Bobby Portis has shown an exciting combination of athleticism, rebounding acumen, tenacity and skill while also making nearly one-third of his 3-point tries in limited minutes, but it very much remains to be seen whether the rookie from Arkansas can maintain or improve upon his production given increased minutes. And if foul trouble, ineffectiveness or additional injury leads Hoiberg to look down the bench to sparingly used sophomore Cameron Bairstow or rookie Cristiano Felicio, well, your guess of what they'll provide is as good as mine.

Given the continuing uncertainty surrounding the health and effectiveness of point guard Derrick Rose and the overwhelming burden being undertaken on both ends of the floor by ascendant shooting guard Jimmy Butler, adding even more question marks up front seems like it could be a recipe for disaster for a Bulls team that entered Wednesday having lost seven of its last 10 to fall to 25-19, fourth place in the Eastern Conference. This also seems like a pretty bad time for the Bulls to be setting out on a seven-game road trip, beginning Thursday at Staples Center against the Los Angeles Lakers. If Butler, Gasol and the rest of the healthy Bulls can hold down the fort until the All-Star break, the returns of Mirotic and, at long last, Mike Dunleavy could help stabilize the rotation and set the stage for a second-half push. Just staying afloat for the next few weeks, though, could be a pretty tough task.
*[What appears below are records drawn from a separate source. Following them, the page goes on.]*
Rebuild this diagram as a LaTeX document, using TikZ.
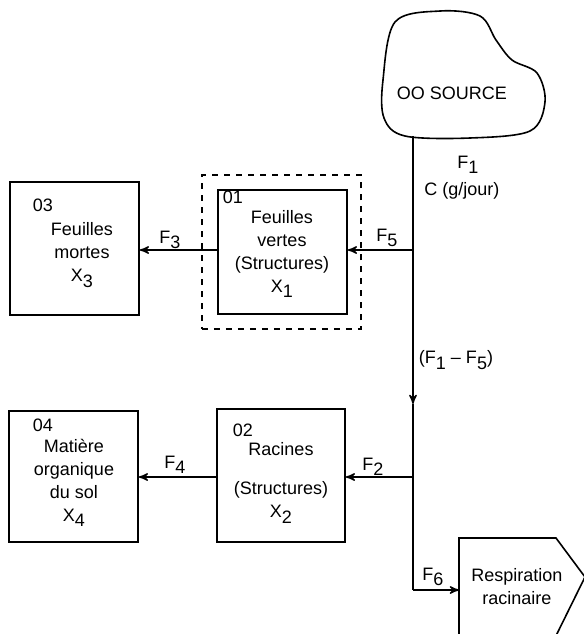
\documentclass[tikz,border=0pt]{standalone}
\usepackage{fontspec}
\setmainfont{Liberation Sans}
\usetikzlibrary{arrows,decorations.markings}

\newcommand{\sbs}[1]{\raisebox{-0.55ex}{\small #1}}

\tikzset{
  box/.style={draw, line width=0.8pt, rectangle, inner sep=0pt},
  txt/.style={align=center, font=\fontsize{9}{11.5}\selectfont},
  flow/.style={line width=0.7pt},
  flowarrow/.style={flow, -stealth'}
}

\begin{document}
\begin{tikzpicture}[x=0.5pt,y=-0.5pt]

\useasboundingbox (0,0) rectangle (584,634);
\clip (0,0) rectangle (584,634);

% source
\draw[line width=0.8pt] plot[smooth cycle, tension=0.55] coordinates {
  (383,80) (395,22) (440,11) (480,16) (496,40) (512,60) (537,73)
  (545,102) (530,131) (470,138) (405,136) (384,118)};
\node[txt] (src) at (452,93) {OO SOURCE};

% compartments
\node[box, dashed, minimum width=79.5pt, minimum height=77pt] (grp) at (281.5,252) {};
\node[box, minimum width=64.5pt, minimum height=62pt] (b01) at (282.5,252) {};
\node[box, minimum width=64.5pt, minimum height=66.5pt] (b03) at (74.5,248.5) {};
\node[box, minimum width=64pt, minimum height=66.5pt] (b02) at (281,475.5) {};
\node[box, minimum width=64.5pt, minimum height=65.5pt] (b04) at (73.5,476.5) {};

\node[txt] (n01) at (233,197) {01};
\node[txt] (n03) at (43,205) {03};
\node[txt] (n02) at (243,430) {02};
\node[txt] (n04) at (43,425) {04};

\node[txt] (t01) at (282,254) {Feuilles\\vertes\\(Structures)\\X\sbs{1}};
\node[txt] (t03) at (82,255) {Feuilles\\mortes\\X\sbs{3}};
\node[txt] (t02) at (281,483) {Racines\\[8pt](Structures)\\X\sbs{2}};
\node[txt] (t04) at (74,483) {Matière\\organique\\du sol\\X\sbs{4}};

% root respiration
\draw[line width=0.8pt] (459,650) -- (459,538) -- (556,538) -- (585,577) -- (549,650);
\node[txt] (resp) at (517,587) {Respiration\\racinaire};
\coordinate (rin) at (459,590);

% main flow line
\coordinate (top) at (413,136);
\coordinate (j5) at (413,250);
\coordinate (mid) at (413,404);
\coordinate (j2) at (413,477);
\coordinate (j6) at (413,590);

\draw[flowarrow] (top) -- (mid);
\draw[flow] (mid) -- (j2) -- (j6);
\draw[flowarrow] (j6) -- (rin);
\draw[flowarrow] (j5) -- (b01.east |- j5);
\draw[flowarrow] (b01.west |- j5) -- (b03.east |- j5);
\draw[flowarrow] (j2) -- (b02.east |- j2);
\draw[flowarrow] (b02.west |- j2) -- (b04.east |- j2);

% flow labels
\node[txt] (f1) at (468,165) {F\sbs{1}};
\node[txt] (c1) at (462,191) {C (g/jour)};
\node[txt] (f5) at (387,238) {F\sbs{5}};
\node[txt] (f3) at (170,240) {F\sbs{3}};
\node[txt] (f15) at (456,360) {(F\sbs{1} -- F\sbs{5})};
\node[txt] (f2) at (373,467) {F\sbs{2}};
\node[txt] (f4) at (175,465) {F\sbs{4}};
\node[txt] (f6) at (433,577) {F\sbs{6}};

\end{tikzpicture}
\end{document}
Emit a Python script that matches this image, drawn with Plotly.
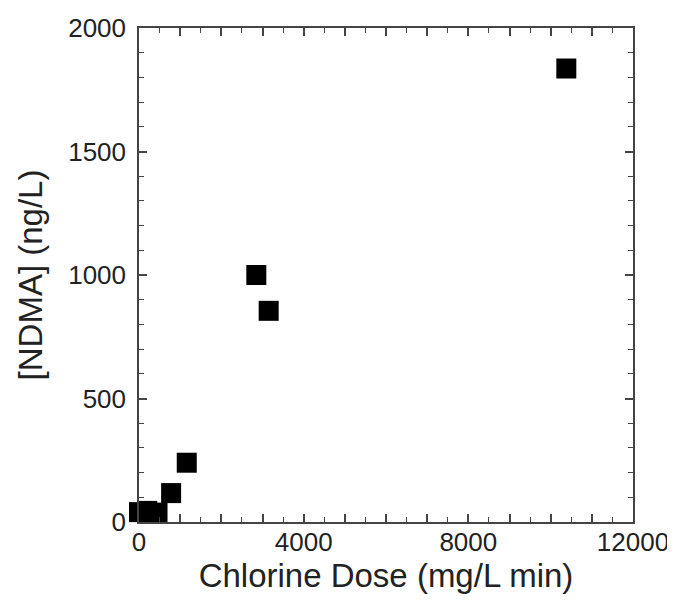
import plotly.graph_objects as go

# chlorine dose (mg/L min) vs NDMA (ng/L)
dose = [0, 200, 450, 780, 1160, 2850, 3150, 10380]
ndma = [40, 45, 38, 117, 240, 1000, 855, 1836]

x_ticks = list(range(0, 12001, 1000))
x_text = [str(v) if v % 4000 == 0 else "" for v in x_ticks]
y_ticks = list(range(0, 2001, 500))

font = "Liberation Sans, Arial, Helvetica, sans-serif"

fig = go.Figure()
fig.add_trace(go.Scatter(
    x=dose, y=ndma, mode="markers",
    marker=dict(symbol="square", size=20, color="black"),
    cliponaxis=False,
))

axis_common = dict(
    showgrid=False, zeroline=False, automargin=False,
    showline=True, linecolor="#444", linewidth=1.5,
    mirror="allticks", ticks="inside", ticklen=8, tickwidth=1.5, tickcolor="#444",
    tickfont=dict(family=font, size=26, color="#222"),
)

fig.update_xaxes(
    range=[0, 12000], tickvals=x_ticks, ticktext=x_text,
    minor=dict(dtick=500, ticks="inside", ticklen=5, tickwidth=1.2, tickcolor="#444"),
    ticklabelstandoff=-4,
    title=dict(text="Chlorine Dose (mg/L min)", font=dict(family=font, size=33, color="#222"), standoff=8),
    **axis_common,
)
fig.update_yaxes(
    range=[0, 2000], tickvals=y_ticks,
    minor=dict(dtick=100, ticks="inside", ticklen=5, tickwidth=1.2, tickcolor="#444"),
    ticklabelstandoff=6,
    title=dict(text="[NDMA] (ng/L)", font=dict(family=font, size=33, color="#222"), standoff=16),
    **axis_common,
)

# page body has an 8px margin, so shift the plot area up/left by that much
fig.update_layout(
    width=675, height=603,
    margin=dict(l=131, r=50, t=20, b=89),
    plot_bgcolor="white", paper_bgcolor="white",
    showlegend=False,
)

fig.write_html("out.html")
News of Mirotic's appendectomy also came just hours after he was named to the roster of the World team for the 2016 Rising Stars Challenge at All-Star Weekend. (As was the case last year, the former rookie/sophomore game will now pit teams of U.S.-born first- and second-year players against those hailing from outside the states.) Mirotic's shelving means the NBA will have to name a replacement for the World roster. While the league could elect to shift No. 1 overall pick Karl-Anthony Towns over from the U.S. squad (he competes for the Dominican Republic in international competition, after all) and elevating a passed-over American player (Justise Winslow, perhaps, or Devin Booker) to the U.S. team, I know I'm not alone in suggesting that the NBA give the people what they want — a man who can palm a gallon of iced tea like it's a tennis ball.